I am reading Neil Peart’s Ghost Rider, and it’s both fueling and cautioning my wanderlust. It is a raw and perfect cross-section of grief; it chronicles a long, aimless road trip undertaken because there was nothing else he could possibly do, having lost his daughter and his wife a year apart. Inconceivable. How does the human mind deal with loss of that magnitude? Well, he tells us how. Basically, it is not built to do it. It’s like asking a perfectly good canoe to take off from a forty-foot cliff and get you to the ground safely. It’s like taking a disconnected rotary telephone outside and pointing it at the sky and expecting to get a signal.

If he didn’t have motorcycling . . . Well, god forbid. He just had to ride it out.
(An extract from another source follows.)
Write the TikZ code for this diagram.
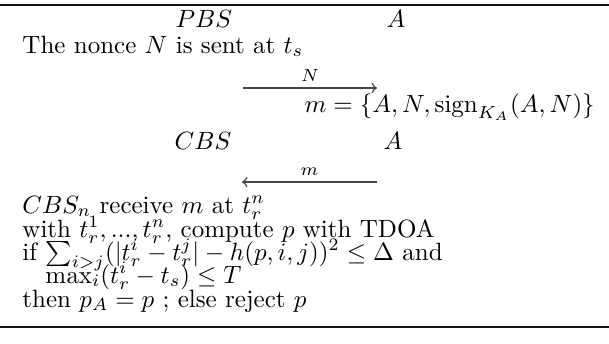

Having all that stuff to do—navigating, calculating, performing all the mechanical tasks of operating the machine, regulating speed, every second thinking defensively, all in a continuous, multivalent flow—protected him from being eaten alive by corrosive, overwhelming grief. It saved him.

That is why I am getting so tetchy with people flinging the danger card down on the table in front of me. Don’t they know that when you reach a place where there is nothing to eat anymore, and the cupboard is empty and you’re out of everything, then something appears that is suddenly full and ripe and tastes so good, it would be insane not to save yourself, not to fill yourself up again? What is a bit of danger on a full plate next to starving? Not a choice, but a necessity.

The weekend of October 16, then, destination to be determined. Warmer gloves to be bought, electric vest to be tested. Bags to be packed; not much is needed beyond pajamas and two sets of underwear. Book, paper, pen. Credit card. Open road, opening.